= Cowley's pie cart =

Eatery in Adelaide, Australia

Cowley's pie cart was a late-night eatery which operated in Adelaide outside the General Post Office, Adelaide on Franklin Street close to Victoria Square.

==History==
Adelaide's pie carts consisted of a large self-contained enclosed trailer with a single awning servery opening to the footpath. There was no seating supplied, the range of food available (apart from pies and pasties) was very limited, and the only drinks available were tea, coffee and a small range of soft drinks. A notable characteristic of Adelaide's pie carts was their democratic nature: every class of person could be seen at the counter.

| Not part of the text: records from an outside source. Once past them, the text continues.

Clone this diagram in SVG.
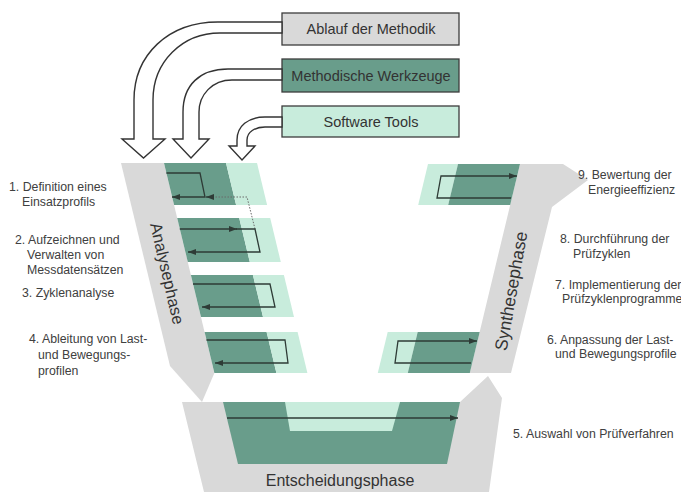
<svg xmlns="http://www.w3.org/2000/svg" width="681" height="492" viewBox="0 0 681 492">
<defs>
<style>
.gray{fill:#d9d9d9}
.dk{fill:#699d8b}
.lt{fill:#c8ecdc}
.box{stroke:#3c3c3c;stroke-width:1.3}
.lbl{font-family:"Liberation Sans",Arial,sans-serif;font-size:12.3px;fill:#404040}
.btx{font-family:"Liberation Sans",Arial,sans-serif;font-size:14.5px;fill:#333;text-anchor:middle}
.ph{font-family:"Liberation Sans",Arial,sans-serif;font-size:16.5px;fill:#333;text-anchor:middle}
.flow{fill:none;stroke:#2e3b36;stroke-width:1.3}
.dot{fill:none;stroke:#6a6a6a;stroke-width:1;stroke-dasharray:1.5 1.5}
.big{fill:#fff;stroke:#333;stroke-width:1.4;stroke-linejoin:miter}
</style>
<marker id="ah" viewBox="0 0 8 6" refX="8" refY="3" markerWidth="8" markerHeight="6" markerUnits="userSpaceOnUse" orient="auto">
<path d="M0,0 L8,3 L0,6 Z" fill="#2e3b36"/>
</marker>
</defs>

<g id="box-ablauf">
<rect class="box gray" x="282" y="13" width="177" height="32"/>
<text class="btx" x="371" y="34">Ablauf der Methodik</text>
</g>
<g id="box-werkzeuge">
<rect class="box dk" x="282" y="59" width="177" height="33"/>
<text class="btx" x="371" y="81">Methodische Werkzeuge</text>
</g>
<g id="box-software">
<rect class="box lt" x="282" y="106" width="177" height="31"/>
<text class="btx" x="371" y="127">Software Tools</text>
</g>

<g id="analysephase">
<polygon class="gray" points="121,163 164,163 214.4,373 202,402 170,366"/>
<text class="ph" transform="translate(167.5,273.5) rotate(77)" x="0" y="6">Analysephase</text>
</g>
<g id="synthesephase">
<polygon class="gray" points="520,164 563,164 588,180 552,207 511,373 469.8,373"/>
<text class="ph" transform="translate(511,291) rotate(-80)" x="0" y="6" style="font-size:17.5px">Synthesephase</text>
</g>
<g id="entscheidungsphase">
<polygon class="gray" points="182,402 460,402 488,376 502,398 489,492 204,492"/>
<polygon class="dk" points="223,402 460,402 447,464 238,464"/>
<polygon class="lt" points="285,402 400,402 392,431 290,431"/>
<text class="ph" x="340" y="486" style="font-size:16px">Entscheidungsphase</text>
</g>

<g id="step1">
<polygon class="dk" points="164,163 226,163 236.1,205 174.1,205"/>
<polygon class="lt" points="226,163 257,163 267.1,205 236.1,205"/>
</g>
<g id="step2">
<polygon class="dk" points="177.2,218 239.2,218 249.8,262 187.8,262"/>
<polygon class="lt" points="239.2,218 270.2,218 280.8,262 249.8,262"/>
</g>
<g id="step3">
<polygon class="dk" points="190.9,275 252.9,275 263,317 201,317"/>
<polygon class="lt" points="252.9,275 283.9,275 294,317 263,317"/>
</g>
<g id="step4">
<polygon class="dk" points="204.6,332 266.6,332 276.4,373 214.4,373"/>
<polygon class="lt" points="266.6,332 297.6,332 307.4,373 276.4,373"/>
</g>
<g id="step6">
<polygon class="lt" points="387.7,332 417.7,332 407.8,373 377.8,373"/>
<polygon class="dk" points="417.7,332 479.7,332 469.8,373 407.8,373"/>
</g>
<g id="step9">
<polygon class="lt" points="428,164 458,164 448.2,205 418.2,205"/>
<polygon class="dk" points="458,164 520,164 510.2,205 448.2,205"/>
</g>

<g id="labels">
<text class="lbl" x="9" y="191">1. Definition eines</text>
<text class="lbl" x="22" y="206">Einsatzprofils</text>
<text class="lbl" x="15" y="244">2. Aufzeichnen und</text>
<text class="lbl" x="27" y="259">Verwalten von</text>
<text class="lbl" x="27" y="274">Messdatensätzen</text>
<text class="lbl" x="22" y="297">3. Zyklenanalyse</text>
<text class="lbl" x="29" y="343">4. Ableitung von Last-</text>
<text class="lbl" x="38" y="359">und Bewegungs-</text>
<text class="lbl" x="38" y="375">profilen</text>
<text class="lbl" x="578" y="179">9. Bewertung der</text>
<text class="lbl" x="588" y="194">Energieeffizienz</text>
<text class="lbl" x="560" y="243">8. Durchführung der</text>
<text class="lbl" x="573" y="258">Prüfzyklen</text>
<text class="lbl" x="555" y="289">7. Implementierung der</text>
<text class="lbl" x="562" y="303">Prüfzyklenprogramme</text>
<text class="lbl" x="547" y="344">6. Anpassung der Last-</text>
<text class="lbl" x="555" y="358">und Bewegungsprofile</text>
<text class="lbl" x="513" y="438">5. Auswahl von Prüfverfahren</text>
</g>

<g id="connectors">
<path class="big" d="M282,22 L218,22 C168,22 134,55 134,100 L134,139 L122,139 L143.5,158 L165,139 L153,139 L153,100 C153,62 182,33 220,33 L282,33 Z"/>
<path class="big" d="M282,69 L228,69 C200,69 183,85 183,112 L183,139 L173,139 L191,158 L209,139 L199,139 L199,112 C199,95 212,80 232,80 L282,80 Z"/>
<path class="big" d="M282,117 L265,117 C248,117 237,126 237,140 L237,146 L229,146 L242,160 L255,146 L247,146 L247,140 C247,132 255,127 265,127 L282,127 Z"/>

<path class="flow" d="M166.4,173 L200,173 L205,197 L172,197" marker-end="url(#ah)"/>
<path class="dot" d="M255,229 L247,197 L214,197"/>
<path class="flow" d="M214,197 L206,197" marker-end="url(#ah)"/>
<path class="flow" d="M179.8,229 L237,229" marker-end="url(#ah)"/>
<path class="flow" d="M236,229 L255,229 L260,252 L188,252" marker-end="url(#ah)"/>
<path class="flow" d="M193,284 L270,284 L275,307 L202,307" marker-end="url(#ah)"/>
<path class="flow" d="M206.5,340 L285,340 L288,363 L215,363" marker-end="url(#ah)"/>
<path class="flow" d="M227,418 L458,418" marker-end="url(#ah)"/>
<path class="flow" d="M471,363 L395,363 L398,341 L477,341" marker-end="url(#ah)"/>
<path class="flow" d="M511,198 L437,198 L441,176 L517,176" marker-end="url(#ah)"/>
</g>
</svg>
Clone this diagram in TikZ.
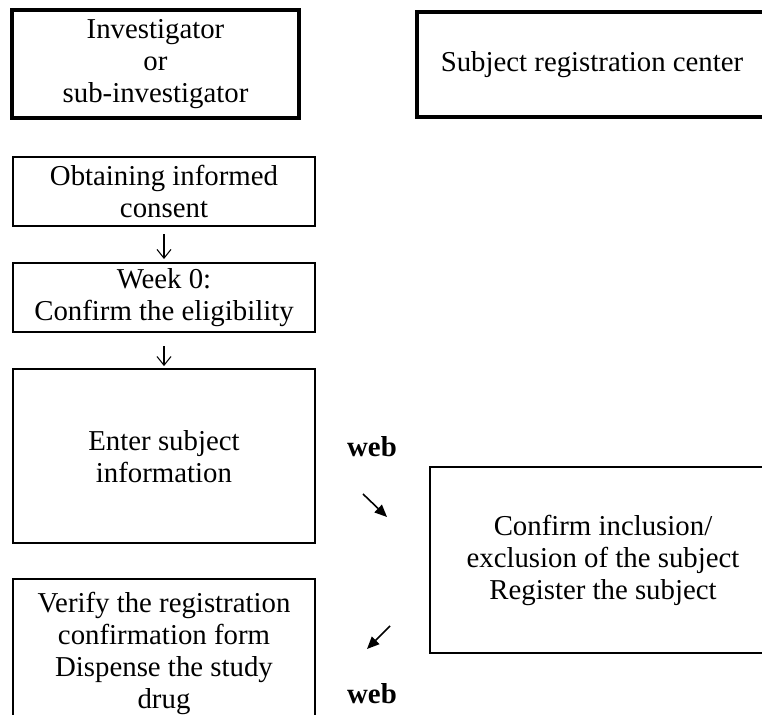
\documentclass[tikz,border=0pt]{standalone}
\usepackage{fontspec}
\setmainfont{Liberation Serif}
\usetikzlibrary{arrows.meta,positioning}
\newcommand{\boxfont}{\fontsize{16.4}{18.2}\selectfont}

\tikzset{
  box/.style={draw,line width=1.2pt,align=center,inner sep=0pt,font=\boxfont},
  rolebox/.style={box,line width=2.3pt},
  webtag/.style={font=\boxfont\bfseries},
  flow/.style={line width=0.6pt,-{Straight Barb[length=5pt,width=8pt]}},
  webflow/.style={line width=0.9pt,-{Triangle[length=7pt,width=6pt]}}
}

\begin{document}
\begin{tikzpicture}[x=0.02cm,y=-0.02cm]
\useasboundingbox (0,0) rectangle (762,715);
\clip (0,0) rectangle (762,715);
% roles
\node[rolebox,minimum width=5.74cm,minimum height=2.16cm] (investigator) at (155.5,64)
  {Investigator\\or\\sub-investigator};
\node[rolebox,minimum width=7cm,minimum height=2.1cm] (center) at (592,64.5)
  {Subject registration center};
% investigator side
\node[box,minimum width=6.04cm,minimum height=1.38cm] (consent) at (164,191.5)
  {Obtaining informed\\consent};
\node[box,minimum width=6.04cm,minimum height=1.38cm,below=0.7cm of consent] (eligibility)
  {Week 0:\\Confirm the eligibility};
\node[box,minimum width=6.04cm,minimum height=3.48cm,below=0.7cm of eligibility] (entry)
  {Enter subject\\information};
\node[box,minimum width=6.04cm,minimum height=2.96cm,below=0.68cm of entry] (dispense)
  {Verify the registration\\confirmation form\\Dispense the study\\drug};
% registration center side
\node[box,minimum width=6.92cm,minimum height=3.72cm] (register) at (603,560)
  {Confirm inclusion/\\exclusion of the subject\\Register the subject};
\node[webtag] (webin) at (372,447) {web};
\node[webtag] (webout) at (372,694) {web};
\coordinate (inA) at (363,494);
\coordinate (inB) at (387,517);
\coordinate (outA) at (390,626);
\coordinate (outB) at (367,649);

\draw[flow,shorten <=0.14cm,shorten >=0.06cm] (consent) -- (eligibility);
\draw[flow,shorten <=0.26cm,shorten >=0.04cm] (eligibility) -- (entry);
\draw[webflow] (inA) -- (inB);
\draw[webflow] (outA) -- (outB);
\end{tikzpicture}
\end{document}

Cowley's pie cart was opened by William "Bill" Cowley, owner of Cowleys Bakeries, of Cross Road, Glandore, in 1937.
Bill was a nephew of Joseph Cowley, one of Sturt's 1845 expedition party; a grandmother, Rebecca Bevis, migrated to South Australia in 1838 on the same ship (Pestonjee Bomanjee) as Governor Gawler. She married Thomas Cowley, one of those closely involved with John Ridley's invention of the stripper.

A specialty of Cowley's pie cart was the "pie floater"; a meat pie upside-down on a plate, surrounded by a generous serving of thick pea soup (made from blue boiler peas), and frequently topped with tomato sauce.

The last owner/operators of this pie cart were Ray Purvis and his family, who had a licence to operate it from 5 pm (when the post office closed), until around midnight, being then one of the few food outlets open in Adelaide after 9 pm.